* START *

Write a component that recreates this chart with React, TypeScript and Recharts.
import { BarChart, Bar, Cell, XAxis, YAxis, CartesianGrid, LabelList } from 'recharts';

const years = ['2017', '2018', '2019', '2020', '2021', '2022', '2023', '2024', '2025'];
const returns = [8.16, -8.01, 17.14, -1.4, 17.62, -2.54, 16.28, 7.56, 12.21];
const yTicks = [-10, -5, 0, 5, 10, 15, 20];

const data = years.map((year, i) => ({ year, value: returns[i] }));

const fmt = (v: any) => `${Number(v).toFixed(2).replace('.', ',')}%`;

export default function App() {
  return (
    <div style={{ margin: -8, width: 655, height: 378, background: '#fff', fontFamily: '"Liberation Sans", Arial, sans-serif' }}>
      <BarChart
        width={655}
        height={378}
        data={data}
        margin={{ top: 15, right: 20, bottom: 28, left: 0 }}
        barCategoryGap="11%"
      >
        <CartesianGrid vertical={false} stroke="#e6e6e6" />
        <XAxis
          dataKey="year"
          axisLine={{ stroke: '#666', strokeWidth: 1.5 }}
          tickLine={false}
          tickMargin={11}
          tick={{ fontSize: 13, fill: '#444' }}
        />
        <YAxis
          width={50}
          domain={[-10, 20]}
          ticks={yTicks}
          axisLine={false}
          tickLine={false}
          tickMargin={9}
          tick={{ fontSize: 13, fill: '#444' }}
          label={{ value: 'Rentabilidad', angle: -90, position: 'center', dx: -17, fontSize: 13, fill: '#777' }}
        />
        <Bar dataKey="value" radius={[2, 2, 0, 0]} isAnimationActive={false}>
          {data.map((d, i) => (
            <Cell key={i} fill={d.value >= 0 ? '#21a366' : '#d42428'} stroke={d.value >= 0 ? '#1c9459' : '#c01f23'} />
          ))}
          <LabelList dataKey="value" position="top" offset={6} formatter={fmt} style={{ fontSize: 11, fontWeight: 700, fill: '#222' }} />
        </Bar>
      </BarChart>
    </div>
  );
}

* END *

» **Exercise brief**
Restate word for word only the lines running from the beginning of the data to the line holding "const fmt = (v: any)", both included.

» **Output**
Write a component that recreates this chart with React, TypeScript and Recharts.
import { BarChart, Bar, Cell, XAxis, YAxis, CartesianGrid, LabelList } from 'recharts';

const years = ['2017', '2018', '2019', '2020', '2021', '2022', '2023', '2024', '2025'];
const returns = [8.16, -8.01, 17.14, -1.4, 17.62, -2.54, 16.28, 7.56, 12.21];
const yTicks = [-10, -5, 0, 5, 10, 15, 20];

const data = years.map((year, i) => ({ year, value: returns[i] }));

const fmt = (v: any) => `${Number(v).toFixed(2).replace('.', ',')}%`;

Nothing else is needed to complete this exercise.